Begin with the first line of the material and copy each line word for word through the line that contains "-28, -28.8, -29.5]"; the pictures are left out.

■ **Material**
• • •

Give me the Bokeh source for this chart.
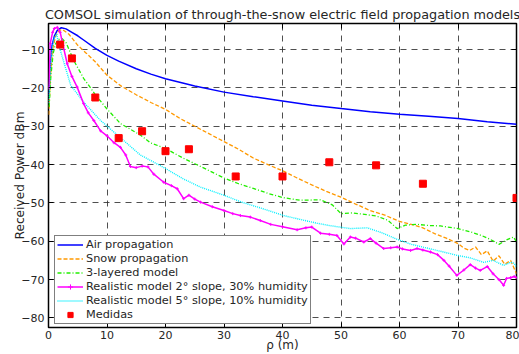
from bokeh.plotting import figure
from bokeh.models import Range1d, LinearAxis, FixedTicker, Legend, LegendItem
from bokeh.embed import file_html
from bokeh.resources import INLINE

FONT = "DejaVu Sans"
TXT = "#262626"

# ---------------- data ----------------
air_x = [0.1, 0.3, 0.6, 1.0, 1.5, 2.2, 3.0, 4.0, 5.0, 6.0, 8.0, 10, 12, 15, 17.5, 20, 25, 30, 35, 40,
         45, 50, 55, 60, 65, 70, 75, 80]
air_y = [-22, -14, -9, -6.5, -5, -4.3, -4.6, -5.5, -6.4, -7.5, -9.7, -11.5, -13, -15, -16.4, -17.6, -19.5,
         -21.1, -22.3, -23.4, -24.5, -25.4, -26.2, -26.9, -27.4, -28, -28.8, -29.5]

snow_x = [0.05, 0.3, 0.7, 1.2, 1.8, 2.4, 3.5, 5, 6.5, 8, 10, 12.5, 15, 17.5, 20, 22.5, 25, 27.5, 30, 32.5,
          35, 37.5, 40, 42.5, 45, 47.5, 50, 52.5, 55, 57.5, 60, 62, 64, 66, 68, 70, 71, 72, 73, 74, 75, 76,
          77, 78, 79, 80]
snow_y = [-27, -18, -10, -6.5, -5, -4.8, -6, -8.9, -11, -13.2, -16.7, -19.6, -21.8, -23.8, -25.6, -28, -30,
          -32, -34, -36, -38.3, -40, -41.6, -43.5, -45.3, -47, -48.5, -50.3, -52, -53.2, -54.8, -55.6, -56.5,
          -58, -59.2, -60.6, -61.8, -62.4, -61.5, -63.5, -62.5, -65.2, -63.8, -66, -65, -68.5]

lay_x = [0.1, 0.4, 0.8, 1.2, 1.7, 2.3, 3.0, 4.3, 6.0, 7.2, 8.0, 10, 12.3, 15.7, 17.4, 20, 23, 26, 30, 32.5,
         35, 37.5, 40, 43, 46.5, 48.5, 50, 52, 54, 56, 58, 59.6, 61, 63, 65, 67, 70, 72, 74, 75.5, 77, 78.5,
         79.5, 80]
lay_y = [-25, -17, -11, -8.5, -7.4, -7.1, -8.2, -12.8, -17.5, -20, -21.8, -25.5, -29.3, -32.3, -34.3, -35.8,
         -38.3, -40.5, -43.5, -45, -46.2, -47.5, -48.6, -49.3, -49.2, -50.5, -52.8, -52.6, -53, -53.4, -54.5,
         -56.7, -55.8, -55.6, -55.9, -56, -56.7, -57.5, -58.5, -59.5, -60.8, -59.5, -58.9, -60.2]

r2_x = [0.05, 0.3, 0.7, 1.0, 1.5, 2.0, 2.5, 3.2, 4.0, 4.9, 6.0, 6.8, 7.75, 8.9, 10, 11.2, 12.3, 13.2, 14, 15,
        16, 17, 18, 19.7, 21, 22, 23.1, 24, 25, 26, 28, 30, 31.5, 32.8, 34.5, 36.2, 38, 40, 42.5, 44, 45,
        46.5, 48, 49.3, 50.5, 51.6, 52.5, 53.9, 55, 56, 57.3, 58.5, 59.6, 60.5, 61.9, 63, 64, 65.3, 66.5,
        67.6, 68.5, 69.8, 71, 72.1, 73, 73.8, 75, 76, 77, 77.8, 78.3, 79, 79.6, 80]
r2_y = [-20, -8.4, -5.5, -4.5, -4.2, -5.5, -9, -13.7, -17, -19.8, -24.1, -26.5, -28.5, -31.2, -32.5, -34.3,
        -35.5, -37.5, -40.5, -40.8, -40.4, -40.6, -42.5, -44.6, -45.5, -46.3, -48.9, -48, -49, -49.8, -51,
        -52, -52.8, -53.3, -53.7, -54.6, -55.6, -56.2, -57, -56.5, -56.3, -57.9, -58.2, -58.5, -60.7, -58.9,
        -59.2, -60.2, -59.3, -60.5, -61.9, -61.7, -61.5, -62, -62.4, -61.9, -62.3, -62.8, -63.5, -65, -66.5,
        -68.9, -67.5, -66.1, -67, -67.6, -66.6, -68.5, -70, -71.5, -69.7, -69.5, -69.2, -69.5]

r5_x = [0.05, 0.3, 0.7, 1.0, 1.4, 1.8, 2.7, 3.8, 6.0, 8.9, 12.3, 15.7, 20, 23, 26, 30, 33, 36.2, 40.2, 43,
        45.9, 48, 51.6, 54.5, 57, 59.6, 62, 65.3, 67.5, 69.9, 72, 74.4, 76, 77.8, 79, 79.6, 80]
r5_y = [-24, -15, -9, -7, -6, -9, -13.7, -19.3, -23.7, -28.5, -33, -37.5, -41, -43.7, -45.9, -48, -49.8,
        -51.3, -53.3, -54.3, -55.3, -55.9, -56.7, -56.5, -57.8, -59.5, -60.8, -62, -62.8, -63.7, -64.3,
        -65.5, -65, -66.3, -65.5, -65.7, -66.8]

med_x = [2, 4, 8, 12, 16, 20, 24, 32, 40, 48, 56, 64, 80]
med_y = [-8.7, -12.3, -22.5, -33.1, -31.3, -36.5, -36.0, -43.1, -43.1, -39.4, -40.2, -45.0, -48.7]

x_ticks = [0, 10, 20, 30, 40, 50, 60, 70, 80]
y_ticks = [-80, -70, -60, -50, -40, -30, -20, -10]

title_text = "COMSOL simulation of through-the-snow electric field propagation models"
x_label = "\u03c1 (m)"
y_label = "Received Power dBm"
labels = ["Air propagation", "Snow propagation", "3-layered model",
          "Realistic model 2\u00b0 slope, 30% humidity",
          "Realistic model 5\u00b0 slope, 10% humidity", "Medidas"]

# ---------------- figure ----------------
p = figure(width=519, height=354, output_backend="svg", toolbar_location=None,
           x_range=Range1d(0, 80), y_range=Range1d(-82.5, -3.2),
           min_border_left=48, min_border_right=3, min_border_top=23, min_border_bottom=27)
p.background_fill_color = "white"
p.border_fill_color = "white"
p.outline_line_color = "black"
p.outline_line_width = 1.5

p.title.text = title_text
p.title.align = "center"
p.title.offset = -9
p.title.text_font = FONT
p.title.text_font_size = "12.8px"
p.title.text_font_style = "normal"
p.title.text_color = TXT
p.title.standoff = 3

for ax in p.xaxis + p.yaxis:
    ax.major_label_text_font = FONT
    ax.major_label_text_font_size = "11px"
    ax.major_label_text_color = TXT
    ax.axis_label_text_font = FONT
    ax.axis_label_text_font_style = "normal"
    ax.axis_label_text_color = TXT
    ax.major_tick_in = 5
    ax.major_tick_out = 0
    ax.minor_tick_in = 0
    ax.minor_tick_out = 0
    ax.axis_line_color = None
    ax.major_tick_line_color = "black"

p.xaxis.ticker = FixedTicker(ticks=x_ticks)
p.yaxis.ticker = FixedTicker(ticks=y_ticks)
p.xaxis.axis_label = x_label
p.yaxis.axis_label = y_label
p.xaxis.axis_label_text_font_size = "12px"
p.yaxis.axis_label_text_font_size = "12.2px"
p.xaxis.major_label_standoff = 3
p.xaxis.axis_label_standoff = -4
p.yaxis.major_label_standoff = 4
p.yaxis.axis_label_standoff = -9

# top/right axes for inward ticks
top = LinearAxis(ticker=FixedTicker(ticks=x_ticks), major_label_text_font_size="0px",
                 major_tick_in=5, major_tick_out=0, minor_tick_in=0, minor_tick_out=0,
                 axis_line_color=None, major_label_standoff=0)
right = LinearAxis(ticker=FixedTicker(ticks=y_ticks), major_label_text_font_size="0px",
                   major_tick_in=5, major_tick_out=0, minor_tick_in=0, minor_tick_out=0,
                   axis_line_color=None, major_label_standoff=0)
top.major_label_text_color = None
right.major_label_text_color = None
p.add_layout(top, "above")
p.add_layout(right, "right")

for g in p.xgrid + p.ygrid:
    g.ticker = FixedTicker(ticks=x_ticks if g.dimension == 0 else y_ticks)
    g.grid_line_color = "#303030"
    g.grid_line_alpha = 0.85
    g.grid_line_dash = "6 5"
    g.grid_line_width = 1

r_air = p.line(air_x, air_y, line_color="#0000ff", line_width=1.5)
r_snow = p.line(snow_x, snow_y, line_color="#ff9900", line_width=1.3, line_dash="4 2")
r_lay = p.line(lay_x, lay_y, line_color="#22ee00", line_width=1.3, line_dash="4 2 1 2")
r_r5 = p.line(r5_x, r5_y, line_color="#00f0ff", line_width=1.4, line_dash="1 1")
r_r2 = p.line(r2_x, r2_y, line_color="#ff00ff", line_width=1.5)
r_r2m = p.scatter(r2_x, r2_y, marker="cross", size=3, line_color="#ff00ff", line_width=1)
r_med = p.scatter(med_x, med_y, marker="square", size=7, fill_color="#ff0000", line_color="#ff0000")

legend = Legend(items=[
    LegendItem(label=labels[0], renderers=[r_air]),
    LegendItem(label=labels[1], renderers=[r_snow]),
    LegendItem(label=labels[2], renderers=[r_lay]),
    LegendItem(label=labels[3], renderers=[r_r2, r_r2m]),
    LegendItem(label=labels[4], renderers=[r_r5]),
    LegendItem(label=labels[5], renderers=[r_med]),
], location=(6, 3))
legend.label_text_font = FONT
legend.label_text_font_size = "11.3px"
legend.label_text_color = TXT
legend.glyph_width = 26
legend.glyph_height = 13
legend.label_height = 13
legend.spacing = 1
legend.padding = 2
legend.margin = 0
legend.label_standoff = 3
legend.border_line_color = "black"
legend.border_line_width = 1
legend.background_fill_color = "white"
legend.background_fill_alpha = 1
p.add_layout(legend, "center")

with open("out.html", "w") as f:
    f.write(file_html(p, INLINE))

• • •

■ **Solved exercise**
Give me the Bokeh source for this chart.
from bokeh.plotting import figure
from bokeh.models import Range1d, LinearAxis, FixedTicker, Legend, LegendItem
from bokeh.embed import file_html
from bokeh.resources import INLINE

FONT = "DejaVu Sans"
TXT = "#262626"

# ---------------- data ----------------
air_x = [0.1, 0.3, 0.6, 1.0, 1.5, 2.2, 3.0, 4.0, 5.0, 6.0, 8.0, 10, 12, 15, 17.5, 20, 25, 30, 35, 40,
         45, 50, 55, 60, 65, 70, 75, 80]
air_y = [-22, -14, -9, -6.5, -5, -4.3, -4.6, -5.5, -6.4, -7.5, -9.7, -11.5, -13, -15, -16.4, -17.6, -19.5,
         -21.1, -22.3, -23.4, -24.5, -25.4, -26.2, -26.9, -27.4, -28, -28.8, -29.5]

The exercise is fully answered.